WRITTEN INSTRUCTION:
Set down the material once more, exactly as it appears.

((

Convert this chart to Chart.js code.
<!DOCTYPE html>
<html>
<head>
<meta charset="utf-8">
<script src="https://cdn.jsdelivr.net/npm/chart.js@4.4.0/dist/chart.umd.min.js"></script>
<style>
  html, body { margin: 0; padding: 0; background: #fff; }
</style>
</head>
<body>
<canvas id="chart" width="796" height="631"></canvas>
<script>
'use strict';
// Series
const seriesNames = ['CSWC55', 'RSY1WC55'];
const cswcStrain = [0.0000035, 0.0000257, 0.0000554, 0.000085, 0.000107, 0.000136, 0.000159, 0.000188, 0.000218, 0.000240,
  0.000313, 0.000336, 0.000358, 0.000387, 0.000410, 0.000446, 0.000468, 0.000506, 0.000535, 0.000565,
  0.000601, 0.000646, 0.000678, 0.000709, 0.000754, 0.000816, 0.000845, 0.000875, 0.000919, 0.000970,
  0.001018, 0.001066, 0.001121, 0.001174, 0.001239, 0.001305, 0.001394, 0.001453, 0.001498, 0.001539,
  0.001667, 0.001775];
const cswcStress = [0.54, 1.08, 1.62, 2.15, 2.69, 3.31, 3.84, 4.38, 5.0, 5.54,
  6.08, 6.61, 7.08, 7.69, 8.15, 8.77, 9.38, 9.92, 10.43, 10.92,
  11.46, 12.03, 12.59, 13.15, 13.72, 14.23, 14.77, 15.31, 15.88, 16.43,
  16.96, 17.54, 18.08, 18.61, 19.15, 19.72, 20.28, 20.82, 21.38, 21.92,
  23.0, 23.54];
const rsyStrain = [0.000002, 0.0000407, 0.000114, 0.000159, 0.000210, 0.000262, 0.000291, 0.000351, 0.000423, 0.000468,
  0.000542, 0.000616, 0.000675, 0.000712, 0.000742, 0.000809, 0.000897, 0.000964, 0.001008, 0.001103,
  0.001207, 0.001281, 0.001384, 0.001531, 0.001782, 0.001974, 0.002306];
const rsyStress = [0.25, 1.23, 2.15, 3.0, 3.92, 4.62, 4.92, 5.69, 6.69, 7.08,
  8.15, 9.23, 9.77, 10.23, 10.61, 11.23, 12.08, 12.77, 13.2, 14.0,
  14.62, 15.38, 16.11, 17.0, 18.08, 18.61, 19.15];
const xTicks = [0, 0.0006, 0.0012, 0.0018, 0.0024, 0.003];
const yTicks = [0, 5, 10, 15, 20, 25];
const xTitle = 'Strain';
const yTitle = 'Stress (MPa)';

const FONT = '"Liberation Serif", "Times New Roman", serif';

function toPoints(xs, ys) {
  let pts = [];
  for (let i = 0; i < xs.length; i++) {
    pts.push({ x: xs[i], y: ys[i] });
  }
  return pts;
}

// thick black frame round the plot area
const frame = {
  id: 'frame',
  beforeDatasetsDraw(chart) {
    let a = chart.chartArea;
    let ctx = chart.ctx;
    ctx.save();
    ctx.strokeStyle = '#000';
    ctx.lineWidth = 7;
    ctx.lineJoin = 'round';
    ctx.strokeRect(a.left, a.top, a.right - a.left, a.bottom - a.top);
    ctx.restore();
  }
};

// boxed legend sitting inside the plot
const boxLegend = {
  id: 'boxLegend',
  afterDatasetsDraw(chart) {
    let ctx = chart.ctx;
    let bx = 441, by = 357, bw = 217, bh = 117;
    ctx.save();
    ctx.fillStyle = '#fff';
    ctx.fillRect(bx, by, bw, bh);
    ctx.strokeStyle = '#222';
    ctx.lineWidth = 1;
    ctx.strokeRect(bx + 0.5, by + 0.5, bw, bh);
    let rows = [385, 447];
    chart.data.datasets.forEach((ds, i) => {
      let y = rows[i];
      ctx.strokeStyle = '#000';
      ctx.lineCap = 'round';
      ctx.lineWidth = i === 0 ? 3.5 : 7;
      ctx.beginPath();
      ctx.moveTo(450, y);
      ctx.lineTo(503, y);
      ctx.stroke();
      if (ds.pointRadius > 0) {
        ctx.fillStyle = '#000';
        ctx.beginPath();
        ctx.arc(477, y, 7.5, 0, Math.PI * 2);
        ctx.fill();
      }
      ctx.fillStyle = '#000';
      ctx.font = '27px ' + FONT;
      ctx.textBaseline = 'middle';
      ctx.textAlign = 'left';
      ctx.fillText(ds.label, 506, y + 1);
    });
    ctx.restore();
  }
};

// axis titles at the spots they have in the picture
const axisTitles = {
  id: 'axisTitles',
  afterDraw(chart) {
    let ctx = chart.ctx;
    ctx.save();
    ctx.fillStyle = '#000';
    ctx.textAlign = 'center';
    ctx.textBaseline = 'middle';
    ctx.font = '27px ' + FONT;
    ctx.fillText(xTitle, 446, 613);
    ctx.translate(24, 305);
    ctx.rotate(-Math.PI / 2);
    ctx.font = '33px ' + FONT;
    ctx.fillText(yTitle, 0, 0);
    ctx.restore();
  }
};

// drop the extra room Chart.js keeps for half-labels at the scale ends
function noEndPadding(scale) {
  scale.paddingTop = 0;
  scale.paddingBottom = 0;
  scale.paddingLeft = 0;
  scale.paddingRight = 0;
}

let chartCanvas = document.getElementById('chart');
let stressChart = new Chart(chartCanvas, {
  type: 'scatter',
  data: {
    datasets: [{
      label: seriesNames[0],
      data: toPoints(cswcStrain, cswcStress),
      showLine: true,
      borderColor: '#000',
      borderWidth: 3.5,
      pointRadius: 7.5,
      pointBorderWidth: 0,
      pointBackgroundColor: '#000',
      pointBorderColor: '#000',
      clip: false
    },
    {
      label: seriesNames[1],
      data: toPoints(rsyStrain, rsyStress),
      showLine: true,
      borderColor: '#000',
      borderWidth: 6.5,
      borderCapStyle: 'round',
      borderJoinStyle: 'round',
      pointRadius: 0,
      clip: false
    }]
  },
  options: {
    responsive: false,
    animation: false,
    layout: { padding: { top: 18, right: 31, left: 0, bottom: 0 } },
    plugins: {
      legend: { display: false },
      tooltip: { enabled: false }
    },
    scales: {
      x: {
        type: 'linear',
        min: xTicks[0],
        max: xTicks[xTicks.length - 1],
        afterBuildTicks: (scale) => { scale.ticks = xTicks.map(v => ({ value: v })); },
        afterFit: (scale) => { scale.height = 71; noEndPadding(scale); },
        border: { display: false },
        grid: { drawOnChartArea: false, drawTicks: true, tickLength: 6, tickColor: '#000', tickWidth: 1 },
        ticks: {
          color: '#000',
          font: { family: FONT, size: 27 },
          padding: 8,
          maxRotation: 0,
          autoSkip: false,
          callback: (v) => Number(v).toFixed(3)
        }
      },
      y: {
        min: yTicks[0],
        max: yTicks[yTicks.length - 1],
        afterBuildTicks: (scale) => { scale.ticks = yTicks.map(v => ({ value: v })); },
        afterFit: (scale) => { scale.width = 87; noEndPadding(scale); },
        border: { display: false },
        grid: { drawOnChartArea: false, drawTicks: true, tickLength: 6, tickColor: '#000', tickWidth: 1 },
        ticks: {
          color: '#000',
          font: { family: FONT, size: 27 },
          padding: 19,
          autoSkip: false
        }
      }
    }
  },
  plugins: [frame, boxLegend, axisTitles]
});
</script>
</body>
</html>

))

FULL RESPONSE:
Convert this chart to Chart.js code.
<!DOCTYPE html>
<html>
<head>
<meta charset="utf-8">
<script src="https://cdn.jsdelivr.net/npm/chart.js@4.4.0/dist/chart.umd.min.js"></script>
<style>
  html, body { margin: 0; padding: 0; background: #fff; }
</style>
</head>
<body>
<canvas id="chart" width="796" height="631"></canvas>
<script>
'use strict';
// Series
const seriesNames = ['CSWC55', 'RSY1WC55'];
const cswcStrain = [0.0000035, 0.0000257, 0.0000554, 0.000085, 0.000107, 0.000136, 0.000159, 0.000188, 0.000218, 0.000240,
  0.000313, 0.000336, 0.000358, 0.000387, 0.000410, 0.000446, 0.000468, 0.000506, 0.000535, 0.000565,
  0.000601, 0.000646, 0.000678, 0.000709, 0.000754, 0.000816, 0.000845, 0.000875, 0.000919, 0.000970,
  0.001018, 0.001066, 0.001121, 0.001174, 0.001239, 0.001305, 0.001394, 0.001453, 0.001498, 0.001539,
  0.001667, 0.001775];
const cswcStress = [0.54, 1.08, 1.62, 2.15, 2.69, 3.31, 3.84, 4.38, 5.0, 5.54,
  6.08, 6.61, 7.08, 7.69, 8.15, 8.77, 9.38, 9.92, 10.43, 10.92,
  11.46, 12.03, 12.59, 13.15, 13.72, 14.23, 14.77, 15.31, 15.88, 16.43,
  16.96, 17.54, 18.08, 18.61, 19.15, 19.72, 20.28, 20.82, 21.38, 21.92,
  23.0, 23.54];
const rsyStrain = [0.000002, 0.0000407, 0.000114, 0.000159, 0.000210, 0.000262, 0.000291, 0.000351, 0.000423, 0.000468,
  0.000542, 0.000616, 0.000675, 0.000712, 0.000742, 0.000809, 0.000897, 0.000964, 0.001008, 0.001103,
  0.001207, 0.001281, 0.001384, 0.001531, 0.001782, 0.001974, 0.002306];
const rsyStress = [0.25, 1.23, 2.15, 3.0, 3.92, 4.62, 4.92, 5.69, 6.69, 7.08,
  8.15, 9.23, 9.77, 10.23, 10.61, 11.23, 12.08, 12.77, 13.2, 14.0,
  14.62, 15.38, 16.11, 17.0, 18.08, 18.61, 19.15];
const xTicks = [0, 0.0006, 0.0012, 0.0018, 0.0024, 0.003];
const yTicks = [0, 5, 10, 15, 20, 25];
const xTitle = 'Strain';
const yTitle = 'Stress (MPa)';

const FONT = '"Liberation Serif", "Times New Roman", serif';

function toPoints(xs, ys) {
  let pts = [];
  for (let i = 0; i < xs.length; i++) {
    pts.push({ x: xs[i], y: ys[i] });
  }
  return pts;
}

// thick black frame round the plot area
const frame = {
  id: 'frame',
  beforeDatasetsDraw(chart) {
    let a = chart.chartArea;
    let ctx = chart.ctx;
    ctx.save();
    ctx.strokeStyle = '#000';
    ctx.lineWidth = 7;
    ctx.lineJoin = 'round';
    ctx.strokeRect(a.left, a.top, a.right - a.left, a.bottom - a.top);
    ctx.restore();
  }
};

// boxed legend sitting inside the plot
const boxLegend = {
  id: 'boxLegend',
  afterDatasetsDraw(chart) {
    let ctx = chart.ctx;
    let bx = 441, by = 357, bw = 217, bh = 117;
    ctx.save();
    ctx.fillStyle = '#fff';
    ctx.fillRect(bx, by, bw, bh);
    ctx.strokeStyle = '#222';
    ctx.lineWidth = 1;
    ctx.strokeRect(bx + 0.5, by + 0.5, bw, bh);
    let rows = [385, 447];
    chart.data.datasets.forEach((ds, i) => {
      let y = rows[i];
      ctx.strokeStyle = '#000';
      ctx.lineCap = 'round';
      ctx.lineWidth = i === 0 ? 3.5 : 7;
      ctx.beginPath();
      ctx.moveTo(450, y);
      ctx.lineTo(503, y);
      ctx.stroke();
      if (ds.pointRadius > 0) {
        ctx.fillStyle = '#000';
        ctx.beginPath();
        ctx.arc(477, y, 7.5, 0, Math.PI * 2);
        ctx.fill();
      }
      ctx.fillStyle = '#000';
      ctx.font = '27px ' + FONT;
      ctx.textBaseline = 'middle';
      ctx.textAlign = 'left';
      ctx.fillText(ds.label, 506, y + 1);
    });
    ctx.restore();
  }
};

// axis titles at the spots they have in the picture
const axisTitles = {
  id: 'axisTitles',
  afterDraw(chart) {
    let ctx = chart.ctx;
    ctx.save();
    ctx.fillStyle = '#000';
    ctx.textAlign = 'center';
    ctx.textBaseline = 'middle';
    ctx.font = '27px ' + FONT;
    ctx.fillText(xTitle, 446, 613);
    ctx.translate(24, 305);
    ctx.rotate(-Math.PI / 2);
    ctx.font = '33px ' + FONT;
    ctx.fillText(yTitle, 0, 0);
    ctx.restore();
  }
};

// drop the extra room Chart.js keeps for half-labels at the scale ends
function noEndPadding(scale) {
  scale.paddingTop = 0;
  scale.paddingBottom = 0;
  scale.paddingLeft = 0;
  scale.paddingRight = 0;
}

let chartCanvas = document.getElementById('chart');
let stressChart = new Chart(chartCanvas, {
  type: 'scatter',
  data: {
    datasets: [{
      label: seriesNames[0],
      data: toPoints(cswcStrain, cswcStress),
      showLine: true,
      borderColor: '#000',
      borderWidth: 3.5,
      pointRadius: 7.5,
      pointBorderWidth: 0,
      pointBackgroundColor: '#000',
      pointBorderColor: '#000',
      clip: false
    },
    {
      label: seriesNames[1],
      data: toPoints(rsyStrain, rsyStress),
      showLine: true,
      borderColor: '#000',
      borderWidth: 6.5,
      borderCapStyle: 'round',
      borderJoinStyle: 'round',
      pointRadius: 0,
      clip: false
    }]
  },
  options: {
    responsive: false,
    animation: false,
    layout: { padding: { top: 18, right: 31, left: 0, bottom: 0 } },
    plugins: {
      legend: { display: false },
      tooltip: { enabled: false }
    },
    scales: {
      x: {
        type: 'linear',
        min: xTicks[0],
        max: xTicks[xTicks.length - 1],
        afterBuildTicks: (scale) => { scale.ticks = xTicks.map(v => ({ value: v })); },
        afterFit: (scale) => { scale.height = 71; noEndPadding(scale); },
        border: { display: false },
        grid: { drawOnChartArea: false, drawTicks: true, tickLength: 6, tickColor: '#000', tickWidth: 1 },
        ticks: {
          color: '#000',
          font: { family: FONT, size: 27 },
          padding: 8,
          maxRotation: 0,
          autoSkip: false,
          callback: (v) => Number(v).toFixed(3)
        }
      },
      y: {
        min: yTicks[0],
        max: yTicks[yTicks.length - 1],
        afterBuildTicks: (scale) => { scale.ticks = yTicks.map(v => ({ value: v })); },
        afterFit: (scale) => { scale.width = 87; noEndPadding(scale); },
        border: { display: false },
        grid: { drawOnChartArea: false, drawTicks: true, tickLength: 6, tickColor: '#000', tickWidth: 1 },
        ticks: {
          color: '#000',
          font: { family: FONT, size: 27 },
          padding: 19,
          autoSkip: false
        }
      }
    }
  },
  plugins: [frame, boxLegend, axisTitles]
});
</script>
</body>
</html>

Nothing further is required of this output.